Einzelne Fußballschiedsrichter sowie Gremien des ÖFB (z.B. Senat 4) haben diese Aussagen
aufs entschiedenste zurückgewiesen und u.a. als “Neudimension der Gewalt gegen die ohnehin ohne Lobby dastehenden Schiedsrichter" bezeichnet. Daher wurde u.a. auch ein Verfahren vor der Ethikkommission der Bundesliga eingeleitet (Anzeige wegen “unsachlicher Kritik, Beleidigung, Provokation, Gefährdung und Verletzung wichtiger Grundsätze wie Fairness und Seriosität).
Gemäß dem Bundesministeriengesetz sind Sie jener Bundesminister, der nicht nur für das Strafrecht und die Strafverfolgung, sondern auch für Recht und Gerechtigkeit im Allgemeinen am ressortzuständigsten ist.
Die unterzeichneten Abgeordneten richten daher an den Bundesminister für Justiz nachstehende
Anfrage:
1. Wie beurteilen Sie als Justizminister die Aberkennung des 1. Tores des FC Kärnten gegen Austria Wien wegen Abseits?
2. Wie beurteilen Sie als Justizminister die Aberkennung des 2. Tores des FC
Kärnten gegen Austria Wien wegen Abseits?
3. Wie beurteilen Sie als Justizminister die Aberkennung des 3. Tores des FC
Kärnten gegen Austria Wien wegen Abseits?
4. Ist Ihnen bekannt, welches Tor oder eben Nicht-Tor (1, 2 oder 3) die
Frau Vizekanzlerin als rechtmäßig wegen Abseits aberkannt ansieht?

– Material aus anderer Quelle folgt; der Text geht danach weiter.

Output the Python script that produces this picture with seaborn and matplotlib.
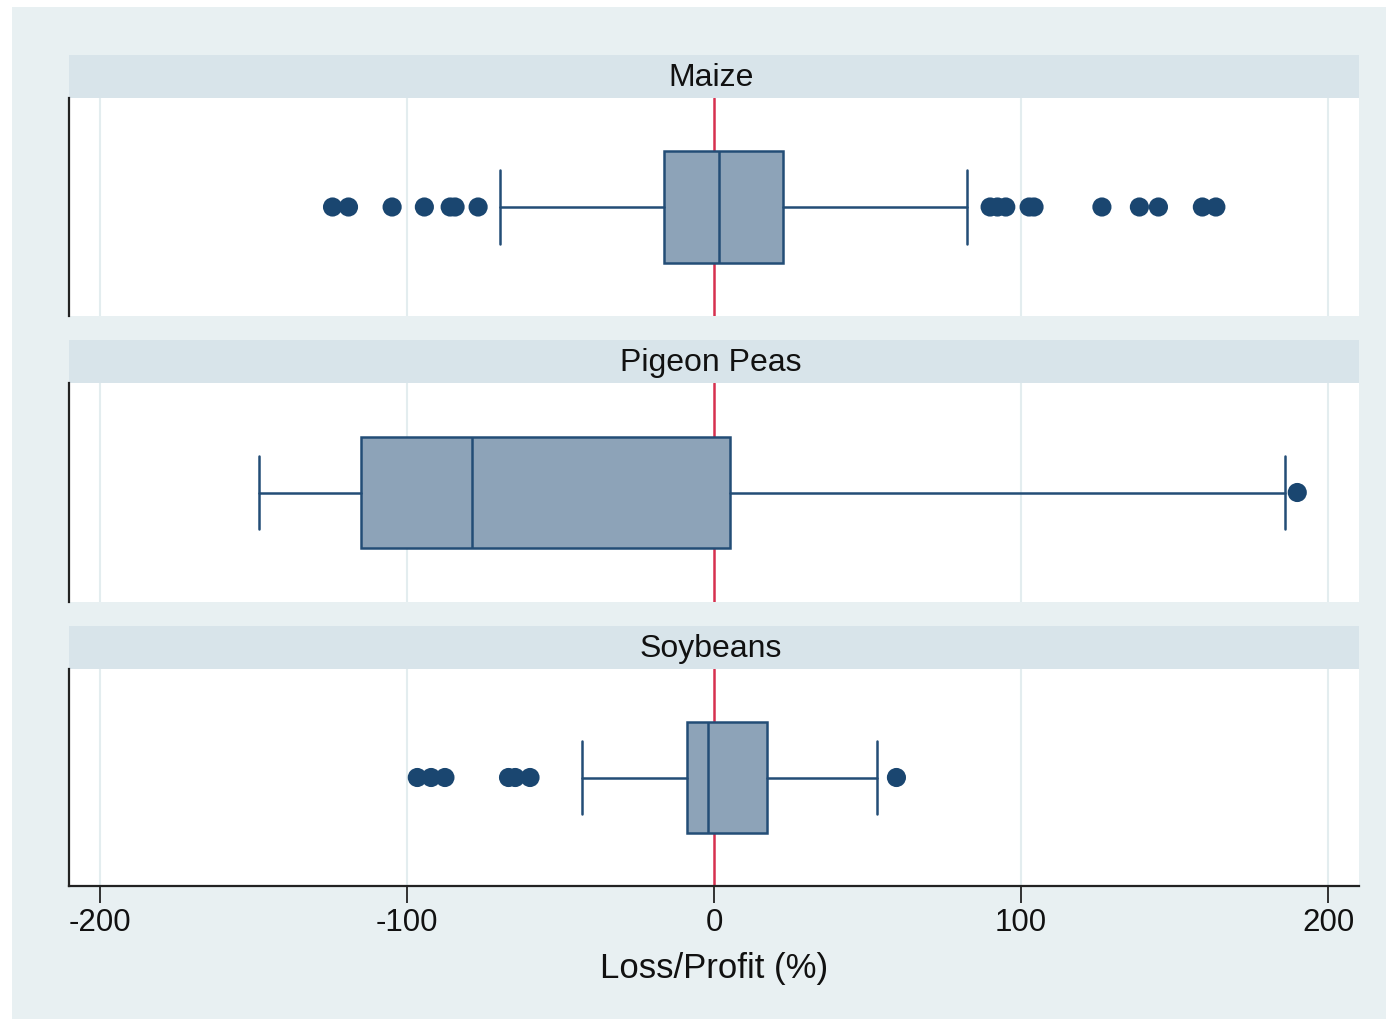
import numpy as np
import pandas as pd
import matplotlib
matplotlib.use("Agg")
import matplotlib.pyplot as plt
from matplotlib.patches import Rectangle
import seaborn as sns

# ---------------- data ----------------
crops = ["Maize", "Pigeon Peas", "Soybeans"]
whisker_low = [-69.6, -148.1, -43.0]
q1 = [-16.3, -114.9, -8.9]
median = [1.6, -78.8, -2.1]
q3 = [22.5, 5.2, 17.1]
whisker_high = [82.3, 185.8, 53.1]
outliers_maize = [-124.2, -119.0, -104.8, -94.3, -85.9, -84.3, -76.8,
                  89.9, 92.3, 95.0, 102.6, 104.2, 126.3, 138.5, 144.7, 159.0, 163.4]
outliers_pigeon = [189.9]
outliers_soy = [-96.6, -92.1, -87.6, -66.9, -64.7, -59.9, 59.4]
outliers = [outliers_maize, outliers_pigeon, outliers_soy]
xticks = [-200, -100, 0, 100, 200]
xlabel = "Loss/Profit (%)"

# ---------------- style ----------------
sns.set_theme(style="white")
plt.rcParams["font.family"] = ["Liberation Sans", "DejaVu Sans"]

BG = "#E8F0F2"
STRIP = "#D8E4EA"
BOX_FILL = "#8DA3B8"
BOX_EDGE = "#234D76"
DOT = "#1A4670"
RED = "#D6304F"
GRID = "#E3EDEF"

W, H = 1386, 1019
fig = plt.figure(figsize=(W / 100, H / 100), dpi=100)
fig.patch.set_facecolor("white")
fig.patches.append(Rectangle((12 / W, 0), 1 - 12 / W, 1 - 7 / H, transform=fig.transFigure,
                             facecolor=BG, edgecolor="none", zorder=-10))

left = 69 / W
width = (1359 - 69) / W
panel_px = [(98, 316), (383, 602), (669, 886)]
strip_h = 43

axes = []
for i, (top, bot) in enumerate(panel_px):
    ax = fig.add_axes([left, (H - bot) / H, width, (bot - top) / H])
    axes.append(ax)
    # header strip
    fig.patches.append(Rectangle((left, (H - top) / H), width, strip_h / H, transform=fig.transFigure,
                                 facecolor=STRIP, edgecolor="none", zorder=-5))
    fig.text(left + width / 2 - 3 / W, (H - top + strip_h / 2 - 1) / H, crops[i], ha="center", va="center",
             fontsize=23, color="#111111", zorder=2)

    ax.set_facecolor("white")
    ax.set_xlim(-210, 210)
    ax.set_ylim(-1, 1)
    for x in [-200, -100, 100, 200]:
        ax.axvline(x, color=GRID, lw=1.5, zorder=0)
    ax.axvline(0, color=RED, lw=1.8, zorder=1)

    stats = [dict(whislo=whisker_low[i], q1=q1[i], med=median[i], q3=q3[i],
                  whishi=whisker_high[i], fliers=[])]
    ax.bxp(stats, positions=[0], widths=1.02, vert=False, patch_artist=True,
           showfliers=False, capwidths=0.67,
           boxprops=dict(facecolor=BOX_FILL, edgecolor=BOX_EDGE, linewidth=1.8),
           medianprops=dict(color=BOX_EDGE, linewidth=1.8),
           whiskerprops=dict(color=BOX_EDGE, linewidth=1.8),
           capprops=dict(color=BOX_EDGE, linewidth=1.8),
           manage_ticks=False, zorder=3)
    df = pd.DataFrame({"value": outliers[i], "y": 0.0})
    sns.scatterplot(data=df, x="value", y="y", ax=ax, color=DOT, s=190,
                    edgecolor="none", zorder=4, legend=False)
    ax.set_ylim(-1, 1)
    ax.set_yticks([])
    ax.set_ylabel("")
    for s in ["top", "right", "bottom"]:
        ax.spines[s].set_visible(False)
    ax.spines["left"].set_color("#222222")
    ax.spines["left"].set_linewidth(1.6)
    if i < 2:
        ax.set_xticks([])
        ax.set_xlabel("")
    else:
        ax.spines["bottom"].set_visible(True)
        ax.spines["bottom"].set_color("#222222")
        ax.spines["bottom"].set_linewidth(1.6)
        ax.set_xticks(xticks)
        ax.set_xticklabels([str(t) for t in xticks], fontsize=22.5, color="#111111")
        ax.tick_params(axis="x", bottom=True, length=12, width=1.3, color="#222222", pad=4)
        ax.set_xlabel(xlabel, fontsize=25, color="#111111", labelpad=10)

fig.savefig("out.png", dpi=100, facecolor=fig.get_facecolor())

5. Ist Ihnen als Bundesminister für Justiz bekannt, ob die Frau Vizekanzlerin
das gesamte Spiel anwesend war? Wenn ja, war sie auch immer auf Ballhöhe?
6. Welche rechtliche Qualifikation kommt der Aussage der Vizekanzlerin und
Sportministerin zu, dass zwei Tore, die “absolut in Ordnung gewesen sind" nicht gegeben wurden? Muss dieses Spiel deswegen wiederholt werden? Kommt dieser Aussage eine Bindungswirkung gegenüber den Gremien des ÖFB zu?
7. Wie lautet § 111 StGB?
8. Wie hat sich die Rechtsprechung zu diesem Paragraph in den letzten zehn Jahren
entwickelt? Welche höchstgerichtlichen Entscheidungen gibt es zu § 111 StGB?
Welche Tendenz lässt sich hinsichtlich der Rechtsprechung dabei herauslesen?
9. Geht die bisherige Judikatur davon aus, dass die Bezeichnung einer kleinen Gruppe,
deren Erkennbarkeit nicht zuletzt durch die Sportkleidung zweifelsfrei gegeben ist, als
“käufliche Ganoven" unter § 111 StGB fällt?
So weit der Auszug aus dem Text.